Copy the listing verbatim, excluding any images found in it.

** BEGIN DATASET SECTION **

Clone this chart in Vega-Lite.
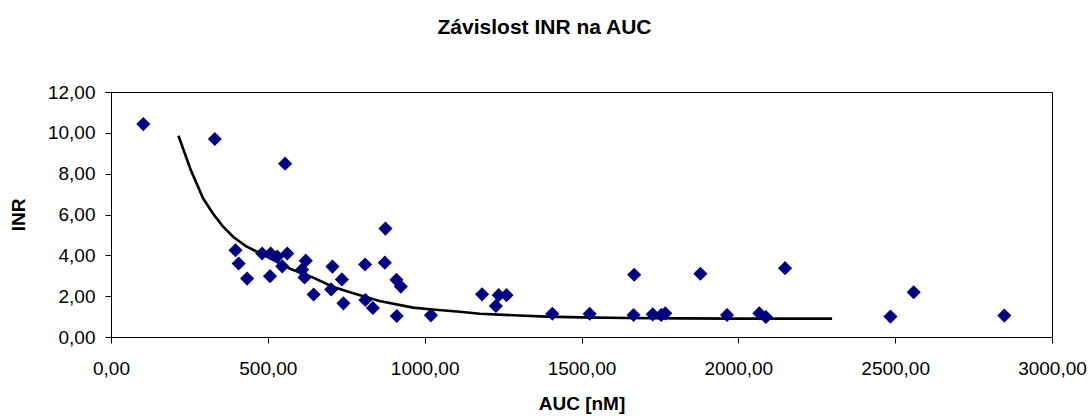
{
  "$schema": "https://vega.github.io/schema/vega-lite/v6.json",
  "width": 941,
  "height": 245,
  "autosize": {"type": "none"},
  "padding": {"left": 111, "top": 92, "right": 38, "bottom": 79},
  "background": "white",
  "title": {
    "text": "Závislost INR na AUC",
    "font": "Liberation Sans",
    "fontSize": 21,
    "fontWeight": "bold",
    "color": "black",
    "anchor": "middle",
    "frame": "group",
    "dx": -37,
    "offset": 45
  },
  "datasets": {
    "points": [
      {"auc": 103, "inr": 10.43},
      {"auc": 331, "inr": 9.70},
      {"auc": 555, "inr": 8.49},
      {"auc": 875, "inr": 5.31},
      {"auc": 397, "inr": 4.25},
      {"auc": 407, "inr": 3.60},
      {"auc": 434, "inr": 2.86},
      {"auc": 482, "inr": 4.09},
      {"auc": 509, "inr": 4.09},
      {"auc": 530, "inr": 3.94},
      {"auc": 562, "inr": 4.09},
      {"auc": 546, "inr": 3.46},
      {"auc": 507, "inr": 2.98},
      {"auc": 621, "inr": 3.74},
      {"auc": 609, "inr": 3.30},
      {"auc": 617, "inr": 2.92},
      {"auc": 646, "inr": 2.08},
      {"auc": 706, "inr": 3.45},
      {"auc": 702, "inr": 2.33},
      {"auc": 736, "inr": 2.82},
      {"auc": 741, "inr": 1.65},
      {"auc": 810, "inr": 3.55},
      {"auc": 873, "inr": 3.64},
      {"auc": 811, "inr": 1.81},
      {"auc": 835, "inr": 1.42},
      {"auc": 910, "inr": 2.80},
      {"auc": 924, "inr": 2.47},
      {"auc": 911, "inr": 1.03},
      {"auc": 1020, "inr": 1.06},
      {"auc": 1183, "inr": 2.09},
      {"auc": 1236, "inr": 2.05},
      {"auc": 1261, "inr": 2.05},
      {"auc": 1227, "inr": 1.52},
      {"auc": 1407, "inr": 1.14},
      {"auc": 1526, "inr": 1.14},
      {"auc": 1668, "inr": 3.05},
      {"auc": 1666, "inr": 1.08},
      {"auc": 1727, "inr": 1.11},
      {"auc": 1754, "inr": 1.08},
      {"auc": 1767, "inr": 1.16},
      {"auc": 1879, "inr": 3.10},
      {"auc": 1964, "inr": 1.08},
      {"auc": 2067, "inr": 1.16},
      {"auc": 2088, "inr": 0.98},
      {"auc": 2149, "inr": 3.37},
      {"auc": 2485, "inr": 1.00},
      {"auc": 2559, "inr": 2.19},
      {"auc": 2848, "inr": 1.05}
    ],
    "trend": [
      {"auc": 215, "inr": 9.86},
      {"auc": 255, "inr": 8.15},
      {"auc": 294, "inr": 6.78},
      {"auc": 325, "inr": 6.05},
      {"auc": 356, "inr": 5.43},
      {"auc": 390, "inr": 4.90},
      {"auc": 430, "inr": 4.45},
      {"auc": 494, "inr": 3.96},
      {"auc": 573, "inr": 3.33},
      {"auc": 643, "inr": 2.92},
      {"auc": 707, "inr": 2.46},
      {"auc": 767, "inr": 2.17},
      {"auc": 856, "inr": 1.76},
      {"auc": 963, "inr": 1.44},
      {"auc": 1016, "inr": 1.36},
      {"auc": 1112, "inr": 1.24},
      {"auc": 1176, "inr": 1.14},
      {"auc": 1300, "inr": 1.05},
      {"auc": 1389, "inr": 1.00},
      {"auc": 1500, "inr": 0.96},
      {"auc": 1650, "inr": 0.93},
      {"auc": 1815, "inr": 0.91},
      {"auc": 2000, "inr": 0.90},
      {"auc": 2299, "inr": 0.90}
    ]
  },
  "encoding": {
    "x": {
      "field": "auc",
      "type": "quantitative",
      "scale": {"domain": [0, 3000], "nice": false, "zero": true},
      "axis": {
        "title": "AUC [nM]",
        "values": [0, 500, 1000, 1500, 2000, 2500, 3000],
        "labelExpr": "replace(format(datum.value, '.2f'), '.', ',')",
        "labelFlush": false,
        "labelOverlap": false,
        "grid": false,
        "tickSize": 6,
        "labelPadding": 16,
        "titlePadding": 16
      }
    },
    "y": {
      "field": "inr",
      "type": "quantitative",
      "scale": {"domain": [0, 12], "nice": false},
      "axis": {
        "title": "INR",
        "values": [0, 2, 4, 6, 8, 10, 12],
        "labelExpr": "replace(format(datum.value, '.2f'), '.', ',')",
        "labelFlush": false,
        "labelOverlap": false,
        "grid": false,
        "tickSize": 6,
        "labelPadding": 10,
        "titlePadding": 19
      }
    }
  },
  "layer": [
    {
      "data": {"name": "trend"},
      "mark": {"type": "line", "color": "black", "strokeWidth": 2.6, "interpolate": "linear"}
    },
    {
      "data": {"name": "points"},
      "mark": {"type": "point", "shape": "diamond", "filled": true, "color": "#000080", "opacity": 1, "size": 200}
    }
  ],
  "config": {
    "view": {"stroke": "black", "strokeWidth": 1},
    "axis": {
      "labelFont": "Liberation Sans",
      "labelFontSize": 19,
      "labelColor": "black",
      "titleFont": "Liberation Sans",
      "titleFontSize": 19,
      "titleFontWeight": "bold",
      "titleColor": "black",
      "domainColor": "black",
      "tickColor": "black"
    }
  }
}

** END DATASET SECTION **

• EXERCISE SOLUTION:
Clone this chart in Vega-Lite.
{
  "$schema": "https://vega.github.io/schema/vega-lite/v6.json",
  "width": 941,
  "height": 245,
  "autosize": {"type": "none"},
  "padding": {"left": 111, "top": 92, "right": 38, "bottom": 79},
  "background": "white",
  "title": {
    "text": "Závislost INR na AUC",
    "font": "Liberation Sans",
    "fontSize": 21,
    "fontWeight": "bold",
    "color": "black",
    "anchor": "middle",
    "frame": "group",
    "dx": -37,
    "offset": 45
  },
  "datasets": {
    "points": [
      {"auc": 103, "inr": 10.43},
      {"auc": 331, "inr": 9.70},
      {"auc": 555, "inr": 8.49},
      {"auc": 875, "inr": 5.31},
      {"auc": 397, "inr": 4.25},
      {"auc": 407, "inr": 3.60},
      {"auc": 434, "inr": 2.86},
      {"auc": 482, "inr": 4.09},
      {"auc": 509, "inr": 4.09},
      {"auc": 530, "inr": 3.94},
      {"auc": 562, "inr": 4.09},
      {"auc": 546, "inr": 3.46},
      {"auc": 507, "inr": 2.98},
      {"auc": 621, "inr": 3.74},
      {"auc": 609, "inr": 3.30},
      {"auc": 617, "inr": 2.92},
      {"auc": 646, "inr": 2.08},
      {"auc": 706, "inr": 3.45},
      {"auc": 702, "inr": 2.33},
      {"auc": 736, "inr": 2.82},
      {"auc": 741, "inr": 1.65},
      {"auc": 810, "inr": 3.55},
      {"auc": 873, "inr": 3.64},
      {"auc": 811, "inr": 1.81},
      {"auc": 835, "inr": 1.42},
      {"auc": 910, "inr": 2.80},
      {"auc": 924, "inr": 2.47},
      {"auc": 911, "inr": 1.03},
      {"auc": 1020, "inr": 1.06},
      {"auc": 1183, "inr": 2.09},
      {"auc": 1236, "inr": 2.05},
      {"auc": 1261, "inr": 2.05},
      {"auc": 1227, "inr": 1.52},
      {"auc": 1407, "inr": 1.14},
      {"auc": 1526, "inr": 1.14},
      {"auc": 1668, "inr": 3.05},
      {"auc": 1666, "inr": 1.08},
      {"auc": 1727, "inr": 1.11},
      {"auc": 1754, "inr": 1.08},
      {"auc": 1767, "inr": 1.16},
      {"auc": 1879, "inr": 3.10},
      {"auc": 1964, "inr": 1.08},
      {"auc": 2067, "inr": 1.16},
      {"auc": 2088, "inr": 0.98},
      {"auc": 2149, "inr": 3.37},
      {"auc": 2485, "inr": 1.00},
      {"auc": 2559, "inr": 2.19},
      {"auc": 2848, "inr": 1.05}
    ],
    "trend": [
      {"auc": 215, "inr": 9.86},
      {"auc": 255, "inr": 8.15},
      {"auc": 294, "inr": 6.78},
      {"auc": 325, "inr": 6.05},
      {"auc": 356, "inr": 5.43},
      {"auc": 390, "inr": 4.90},
      {"auc": 430, "inr": 4.45},
      {"auc": 494, "inr": 3.96},
      {"auc": 573, "inr": 3.33},
      {"auc": 643, "inr": 2.92},
      {"auc": 707, "inr": 2.46},
      {"auc": 767, "inr": 2.17},
      {"auc": 856, "inr": 1.76},
      {"auc": 963, "inr": 1.44},
      {"auc": 1016, "inr": 1.36},
      {"auc": 1112, "inr": 1.24},
      {"auc": 1176, "inr": 1.14},
      {"auc": 1300, "inr": 1.05},
      {"auc": 1389, "inr": 1.00},
      {"auc": 1500, "inr": 0.96},
      {"auc": 1650, "inr": 0.93},
      {"auc": 1815, "inr": 0.91},
      {"auc": 2000, "inr": 0.90},
      {"auc": 2299, "inr": 0.90}
    ]
  },
  "encoding": {
    "x": {
      "field": "auc",
      "type": "quantitative",
      "scale": {"domain": [0, 3000], "nice": false, "zero": true},
      "axis": {
        "title": "AUC [nM]",
        "values": [0, 500, 1000, 1500, 2000, 2500, 3000],
        "labelExpr": "replace(format(datum.value, '.2f'), '.', ',')",
        "labelFlush": false,
        "labelOverlap": false,
        "grid": false,
        "tickSize": 6,
        "labelPadding": 16,
        "titlePadding": 16
      }
    },
    "y": {
      "field": "inr",
      "type": "quantitative",
      "scale": {"domain": [0, 12], "nice": false},
      "axis": {
        "title": "INR",
        "values": [0, 2, 4, 6, 8, 10, 12],
        "labelExpr": "replace(format(datum.value, '.2f'), '.', ',')",
        "labelFlush": false,
        "labelOverlap": false,
        "grid": false,
        "tickSize": 6,
        "labelPadding": 10,
        "titlePadding": 19
      }
    }
  },
  "layer": [
    {
      "data": {"name": "trend"},
      "mark": {"type": "line", "color": "black", "strokeWidth": 2.6, "interpolate": "linear"}
    },
    {
      "data": {"name": "points"},
      "mark": {"type": "point", "shape": "diamond", "filled": true, "color": "#000080", "opacity": 1, "size": 200}
    }
  ],
  "config": {
    "view": {"stroke": "black", "strokeWidth": 1},
    "axis": {
      "labelFont": "Liberation Sans",
      "labelFontSize": 19,
      "labelColor": "black",
      "titleFont": "Liberation Sans",
      "titleFontSize": 19,
      "titleFontWeight": "bold",
      "titleColor": "black",
      "domainColor": "black",
      "tickColor": "black"
    }
  }
}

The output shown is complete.